> **Source material**
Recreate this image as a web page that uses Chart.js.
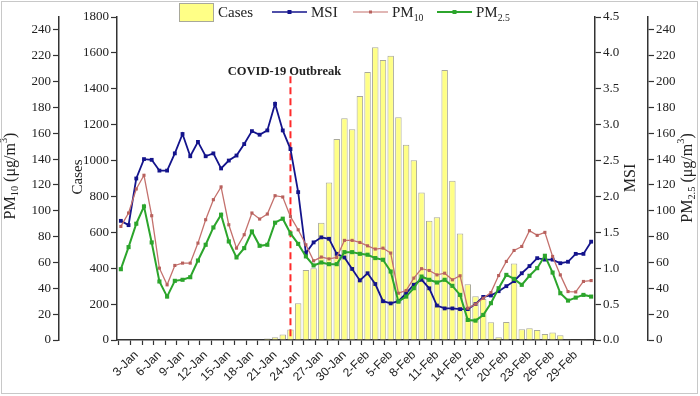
<!DOCTYPE html>
<html><head><meta charset="utf-8">
<script src="https://cdn.jsdelivr.net/npm/chart.js@4.4.0/dist/chart.umd.min.js"></script>
<style>html,body{margin:0;padding:0;background:#fff;}canvas{display:block;}</style>
</head><body>
<canvas id="c" width="700" height="396"></canvas>
<script>
// ---------------- DATA ----------------
const days = ['1-Jan','2-Jan','3-Jan','4-Jan','5-Jan','6-Jan','7-Jan','8-Jan','9-Jan','10-Jan',
 '11-Jan','12-Jan','13-Jan','14-Jan','15-Jan','16-Jan','17-Jan','18-Jan','19-Jan','20-Jan',
 '21-Jan','22-Jan','23-Jan','24-Jan','25-Jan','26-Jan','27-Jan','28-Jan','29-Jan','30-Jan','31-Jan',
 '1-Feb','2-Feb','3-Feb','4-Feb','5-Feb','6-Feb','7-Feb','8-Feb','9-Feb','10-Feb',
 '11-Feb','12-Feb','13-Feb','14-Feb','15-Feb','16-Feb','17-Feb','18-Feb','19-Feb','20-Feb',
 '21-Feb','22-Feb','23-Feb','24-Feb','25-Feb','26-Feb','27-Feb','28-Feb','29-Feb','1-Mar','2-Mar'];

const cases = [0,0,0,0,0,0,0,0,0,0,
 0,0,0,0,0,0,0,0,0,9,
 15,30,58,205,390,400,654,878,1120,1236,
 1174,1360,1494,1632,1560,1584,1241,1088,1002,822,
 664,684,1505,887,593,310,244,229,99,16,
 101,427,60,65,56,34,42,27,4,3,
 4,0];

const msi = [1.66,1.60,2.25,2.52,2.51,2.36,2.36,2.60,2.87,2.56,
 2.76,2.56,2.60,2.39,2.50,2.57,2.73,2.91,2.86,2.92,
 3.29,2.92,2.66,2.06,1.21,1.36,1.43,1.41,1.20,1.15,
 0.99,0.83,0.93,0.78,0.54,0.51,0.54,0.65,0.77,0.84,
 0.72,0.48,0.44,0.44,0.43,0.43,0.50,0.60,0.62,0.68,
 0.75,0.82,0.93,1.03,1.14,1.12,1.12,1.07,1.09,1.20,
 1.20,1.37];

const pm10 = [87.9,98.3,116.9,127.5,96.2,55.6,42.7,57.7,59.5,59.5,
 75.0,93.1,108.6,118.5,89.2,71.1,81.5,98.3,93.6,97.5,
 111.7,110.7,95.5,85.3,73.7,61.3,64.2,62.8,63.9,77.1,
 77.1,75.5,72.9,70.4,71.1,67.3,36.2,38.3,47.9,55.2,
 53.8,50.4,51.7,46.6,49.7,24.6,27.7,32.3,36.7,49.9,
 60.8,69.3,72.4,84.6,81.0,83.3,64.7,50.4,37.5,37.2,
 45.3,46.0];

const pm25 = [54.8,71.9,90.0,103.4,75.5,45.3,33.6,45.8,46.6,48.6,
 61.5,73.7,87.1,97.0,76.3,63.9,71.1,84.0,72.9,73.7,
 90.8,93.9,82.5,74.4,64.7,57.7,60.0,58.7,58.7,68.0,
 68.0,66.7,66.0,63.4,62.1,53.0,29.7,33.6,40.1,49.1,
 46.6,44.5,46.6,41.9,34.9,15.5,15.0,19.4,28.5,40.1,
 50.4,47.3,42.7,49.7,55.6,65.2,52.2,36.2,30.5,32.8,
 34.9,33.6];

const casesTicks = [0,200,400,600,800,1000,1200,1400,1600,1800];
const pmTicks = [0,20,40,60,80,100,120,140,160,180,200,220,240];
const msiTicks = [0,0.5,1.0,1.5,2.0,2.5,3.0,3.5,4.0,4.5];
const outbreakDay = 23;          // 23-Jan
const outbreakTop = 1470;        // top of the marker line, in cases units
const outbreakText = 'COVID-19 Outbreak';

// ---------------- CHART ----------------
const SERIF = "'Liberation Serif','Times New Roman',serif";
const SANS = "'Liberation Sans',Arial,sans-serif";
const TXT = '#222';
const AX = '#333';
const pts = arr => arr.map((v, i) => ({x: i + 1, y: v}));

function richWidth(ctx, parts, size) {
  let w = 0;
  for (const p of parts) {
    const s = (p.sub || p.sup) ? size * 0.65 : size;
    ctx.font = s + 'px ' + SERIF;
    w += ctx.measureText(p.t).width;
  }
  return w;
}
function richDraw(ctx, parts, x, y, size) {
  for (const p of parts) {
    const s = (p.sub || p.sup) ? size * 0.65 : size;
    ctx.font = s + 'px ' + SERIF;
    const dy = p.sub ? size * 0.28 : (p.sup ? -size * 0.42 : 0);
    ctx.fillText(p.t, x, y + dy);
    x += ctx.measureText(p.t).width;
  }
}
function vTitle(ctx, parts, cx, cy, size) {
  ctx.save();
  ctx.translate(cx, cy);
  ctx.rotate(-Math.PI / 2);
  const w = richWidth(ctx, parts, size);
  ctx.textBaseline = 'middle';
  ctx.textAlign = 'left';
  richDraw(ctx, parts, -w / 2, 0, size);
  ctx.restore();
}

const decor = {
  id: 'decor',
  beforeDraw(chart) {
    const c = chart.ctx;
    c.save(); c.fillStyle = '#fff'; c.fillRect(0, 0, chart.width, chart.height); c.restore();
  },
  afterDatasetDraw(chart, args) {
    if (chart.data.datasets[args.index].type !== 'bar') return;
    const {ctx, scales: {x, yCases}} = chart;
    const px = x.getPixelForValue(outbreakDay);
    ctx.save();
    ctx.strokeStyle = '#ff2a2a';
    ctx.lineWidth = 2;
    ctx.setLineDash([7, 4]);
    ctx.beginPath();
    ctx.moveTo(px, yCases.getPixelForValue(outbreakTop));
    ctx.lineTo(px, yCases.getPixelForValue(0));
    ctx.stroke();
    ctx.restore();
  },
  afterDraw(chart) {
    const {ctx, scales: {x, yCases}} = chart;
    ctx.save();
    ctx.fillStyle = TXT;
    ctx.font = 'bold 12.5px ' + SERIF;
    ctx.textAlign = 'center';
    ctx.textBaseline = 'alphabetic';
    ctx.fillText(outbreakText, x.getPixelForValue(outbreakDay) - 6, yCases.getPixelForValue(outbreakTop) - 1);

    vTitle(ctx, [{t:'PM'},{t:'10',sub:1},{t:' (\u03bcg/m'},{t:'3',sup:1},{t:')'}], 11, 176, 16);
    vTitle(ctx, [{t:'Cases'}], 78, 177, 15);
    vTitle(ctx, [{t:'MSI'}], 631, 178, 16);
    vTitle(ctx, [{t:'PM'},{t:'2.5',sub:1},{t:' (\u03bcg/m'},{t:'3',sup:1},{t:')'}], 688, 178, 16);

    ctx.textAlign = 'left';
    ctx.textBaseline = 'alphabetic';
    const ly = 12, lb = 17, fs = 15;
    ctx.fillStyle = '#ffff86'; ctx.strokeStyle = '#a8a89a'; ctx.lineWidth = 1;
    ctx.fillRect(179.5, 3.5, 34, 18); ctx.strokeRect(179.5, 3.5, 34, 18);
    ctx.fillStyle = TXT; richDraw(ctx, [{t:'Cases'}], 218, lb, fs);
    const items = [
      {x0: 272, x1: 307, col: '#14148c', pc: '#14148c', lw: 1.6, ps: 4, tx: 311, parts: [{t:'MSI'}]},
      {x0: 353, x1: 388, col: '#c4716d', pc: '#b8615d', lw: 1.2, ps: 3, tx: 392, parts: [{t:'PM'},{t:'10',sub:1}]},
      {x0: 437, x1: 472, col: '#2ca52c', pc: '#2ca52c', lw: 1.8, ps: 4, tx: 476, parts: [{t:'PM'},{t:'2.5',sub:1}]}
    ];
    for (const it of items) {
      ctx.strokeStyle = it.col; ctx.lineWidth = it.lw;
      ctx.beginPath(); ctx.moveTo(it.x0, ly); ctx.lineTo(it.x1, ly); ctx.stroke();
      ctx.fillStyle = it.pc;
      const cx = (it.x0 + it.x1) / 2;
      ctx.fillRect(cx - it.ps / 2, ly - it.ps / 2, it.ps, it.ps);
      ctx.fillStyle = TXT;
      richDraw(ctx, it.parts, it.tx, lb, fs);
    }
    ctx.strokeStyle = '#c8c8c8'; ctx.lineWidth = 1;
    ctx.strokeRect(1.5, 1.5, 696, 392);
    ctx.restore();
  }
};

const tickFont = {family: SERIF, size: 13};
function yScale(pos, weight, min, max, ticksArr, width, fmt) {
  return {
    type: 'linear', position: pos, weight: weight, min: min, max: max,
    grid: {display: true, drawOnChartArea: false, drawTicks: true, tickLength: 6, tickColor: AX, tickWidth: 1.2},
    border: {display: true, color: AX, width: 1.5},
    ticks: {font: tickFont, color: TXT, padding: 2, callback: fmt || (v => v)},
    afterBuildTicks: s => { s.ticks = ticksArr.map(v => ({value: v})); },
    afterFit: s => { s.width = width; }
  };
}

new Chart(document.getElementById('c'), {
  type: 'bar',
  data: {
    datasets: [
      {type: 'line', label: 'PM2.5', data: pts(pm25), yAxisID: 'yPM25', borderColor: '#2ca52c', backgroundColor: '#2ca52c',
       borderWidth: 2, pointStyle: 'rect', pointRadius: 2.9, pointBorderWidth: 0, tension: 0, order: 1},
      {type: 'line', label: 'PM10', data: pts(pm10), yAxisID: 'yPM10', borderColor: '#c4716d', backgroundColor: '#b8615d',
       borderWidth: 1.3, pointStyle: 'rect', pointRadius: 2.2, pointBorderWidth: 0, tension: 0, order: 2},
      {type: 'line', label: 'MSI', data: pts(msi), yAxisID: 'yMSI', borderColor: '#14148c', backgroundColor: '#14148c',
       borderWidth: 1.8, pointStyle: 'rect', pointRadius: 2.7, pointBorderWidth: 0, tension: 0, order: 3},
      {type: 'bar', label: 'Cases', data: pts(cases), yAxisID: 'yCases', backgroundColor: '#ffff86', borderColor: '#a9a99b',
       borderWidth: 1, barPercentage: 0.84, categoryPercentage: 1, borderSkipped: 'start', order: 4}
    ]
  },
  options: {
    responsive: false, animation: false, devicePixelRatio: 1,
    layout: {padding: {top: 17, left: 2, right: 3, bottom: 3}},
    plugins: {legend: {display: false}, tooltip: {enabled: false}},
    scales: {
      x: {
        type: 'linear', position: 'bottom', min: 0.5, max: 62.5, offset: false,
        grid: {display: true, drawOnChartArea: false, drawTicks: true, tickLength: 5, tickColor: AX, tickWidth: 1.2},
        border: {display: true, color: AX, width: 1.5},
        ticks: {font: {family: SANS, size: 12}, color: TXT, autoSkip: false, maxRotation: 45, minRotation: 45, padding: 3,
          callback: v => { const d = Math.round(v); return (Math.abs(v - d) < 1e-6 && d % 3 === 0) ? days[d - 1] : ''; }},
        afterBuildTicks: s => { const t = []; for (let k = 1; k <= 41; k++) t.push({value: k * 1.5}); s.ticks = t; },
        afterFit: s => { s.height = 53; }
      },
      yCases: yScale('left', 1, 0, 1800, casesTicks, 58),
      yPM10: yScale('left', 2, 0, 250, pmTicks, 57),
      yMSI: yScale('right', 1, 0, 4.5, msiTicks, 53, v => v.toFixed(1)),
      yPM25: yScale('right', 2, 0, 250, pmTicks, 49)
    }
  },
  plugins: [decor]
});
</script>
</body></html>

> **Problem requirements**
Pictures excluded, repeat exactly the lines from the top of the material through the line with "1.20,1.37];", including both of those lines.

> **Result of the task**
Recreate this image as a web page that uses Chart.js.
<!DOCTYPE html>
<html><head><meta charset="utf-8">
<script src="https://cdn.jsdelivr.net/npm/chart.js@4.4.0/dist/chart.umd.min.js"></script>
<style>html,body{margin:0;padding:0;background:#fff;}canvas{display:block;}</style>
</head><body>
<canvas id="c" width="700" height="396"></canvas>
<script>
// ---------------- DATA ----------------
const days = ['1-Jan','2-Jan','3-Jan','4-Jan','5-Jan','6-Jan','7-Jan','8-Jan','9-Jan','10-Jan',
 '11-Jan','12-Jan','13-Jan','14-Jan','15-Jan','16-Jan','17-Jan','18-Jan','19-Jan','20-Jan',
 '21-Jan','22-Jan','23-Jan','24-Jan','25-Jan','26-Jan','27-Jan','28-Jan','29-Jan','30-Jan','31-Jan',
 '1-Feb','2-Feb','3-Feb','4-Feb','5-Feb','6-Feb','7-Feb','8-Feb','9-Feb','10-Feb',
 '11-Feb','12-Feb','13-Feb','14-Feb','15-Feb','16-Feb','17-Feb','18-Feb','19-Feb','20-Feb',
 '21-Feb','22-Feb','23-Feb','24-Feb','25-Feb','26-Feb','27-Feb','28-Feb','29-Feb','1-Mar','2-Mar'];

const cases = [0,0,0,0,0,0,0,0,0,0,
 0,0,0,0,0,0,0,0,0,9,
 15,30,58,205,390,400,654,878,1120,1236,
 1174,1360,1494,1632,1560,1584,1241,1088,1002,822,
 664,684,1505,887,593,310,244,229,99,16,
 101,427,60,65,56,34,42,27,4,3,
 4,0];

const msi = [1.66,1.60,2.25,2.52,2.51,2.36,2.36,2.60,2.87,2.56,
 2.76,2.56,2.60,2.39,2.50,2.57,2.73,2.91,2.86,2.92,
 3.29,2.92,2.66,2.06,1.21,1.36,1.43,1.41,1.20,1.15,
 0.99,0.83,0.93,0.78,0.54,0.51,0.54,0.65,0.77,0.84,
 0.72,0.48,0.44,0.44,0.43,0.43,0.50,0.60,0.62,0.68,
 0.75,0.82,0.93,1.03,1.14,1.12,1.12,1.07,1.09,1.20,
 1.20,1.37];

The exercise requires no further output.